Micron Tops $1 Trillion Market Value After Soaring Over Demand For Its Memory Chips

Micron topped a $1 trillion market value on Tuesday after soaring 18%. (Credit: Getty Images)

Micron topped a $1 trillion market value on Tuesday after soaring almost 20% due to continued demand for its memory chips as the AI race continues at full steam.

CNBC detailed that the development came after UBS tripled its price target for the stock to more than $1,600 per share.

"We believe the market will start to put a more 'normal' multiple on the stock and MU will continue to re-rate higher as more details emerge about the structural changes AI has driven to the entire memory complex," the Swiss bank said.

The outlet noted that Micron is among the chipmakers benefiting from the surge of AI as several companies involved in the industry continue seeing sustained demand for its products.

Micron has also been able to rise prices as a result of shortages stemming from seemingly insatiable demand.
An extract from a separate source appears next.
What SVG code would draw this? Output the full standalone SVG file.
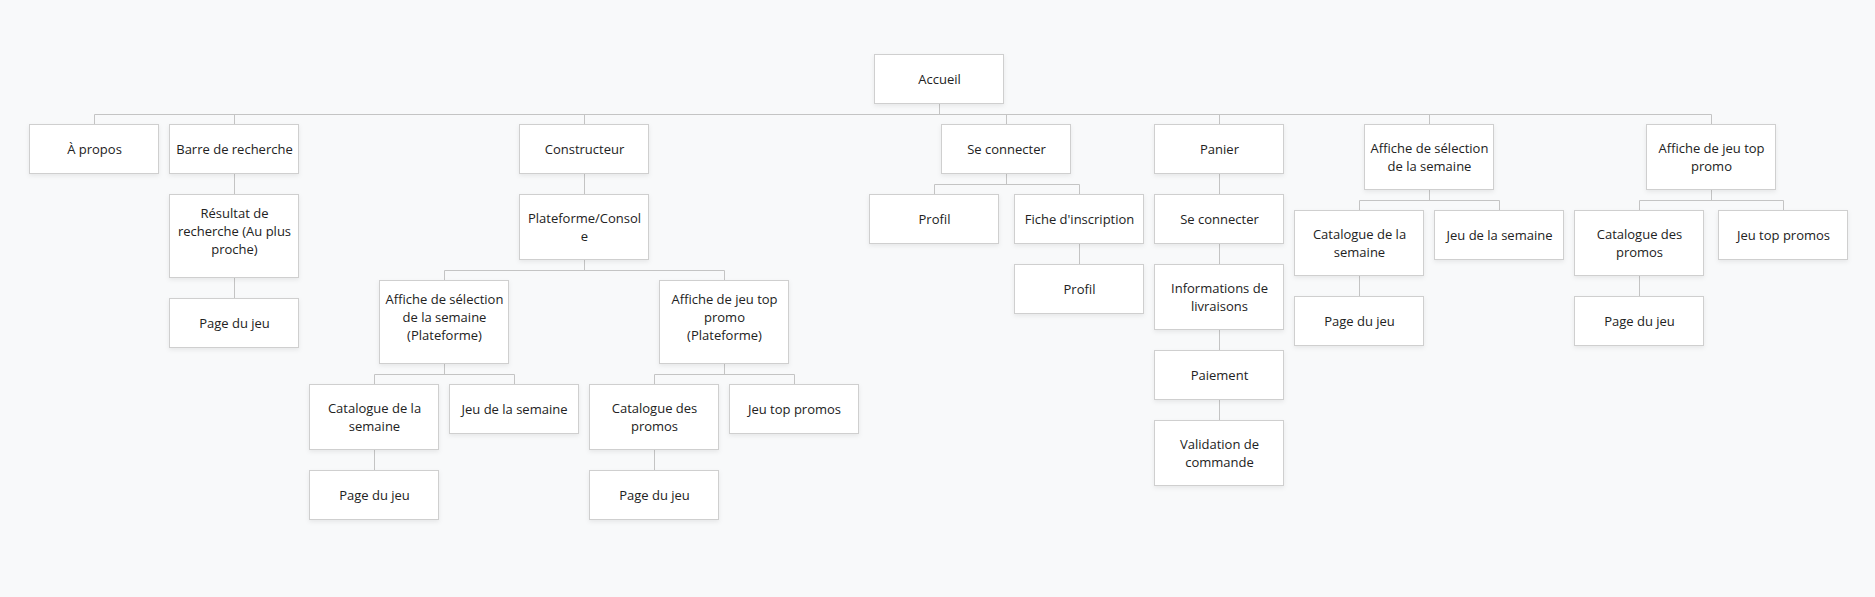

The S&P 500 and the Nasdaq Composite reached new all-time highs on Tuesday led by Micron and the prospect of an end to the war between the U.S. and Iran. The former rose by 0.6%, while the latter climbed 1.2%. The Dow Jones Industrial Average, in turn, lost 0.2%.

However, another report noted that investors are increasingly demanding higher returns to hold government debt, a development that is pushing borrowing costs higher and drawing attention to the growing pressures created by inflation, rising debt levels and geopolitical instability.

The change has become particularly visible in the global bond market, where yields on long-term government debt have climbed sharply in recent months. The yield on the 30-year U.S. Treasury bond recently rose above 5%, a level not seen since before the 2008 financial crisis, reflecting a reassessment of inflation and borrowing risks by investors, according to an analysis by Axios.

For years, governments in advanced economies were able to borrow heavily while maintaining relatively low borrowing costs. That environment allowed policymakers to finance spending programs, economic stimulus measures and tax cuts without triggering significant market resistance. According to the outlet, investors are increasingly signaling that era may be ending as debt burdens grow and inflation remains a concern.

Bond investors have closely tracked fluctuations in oil prices because of their influence on inflation expectations. MarketWatch reported Tuesday that Treasury yields declined after crude prices pulled back on hopes of progress toward a U.S.-Iran agreement, illustrating how closely bond markets remain tied to developments in the conflict.

Economists and market analysts have also pointed to broader structural factors behind the rise in yields. Investors are reportedly weighing the financial impact of persistent government deficits and growing demand for capital, particularly as governments and companies continue investing heavily in infrastructure, technology and artificial intelligence projects.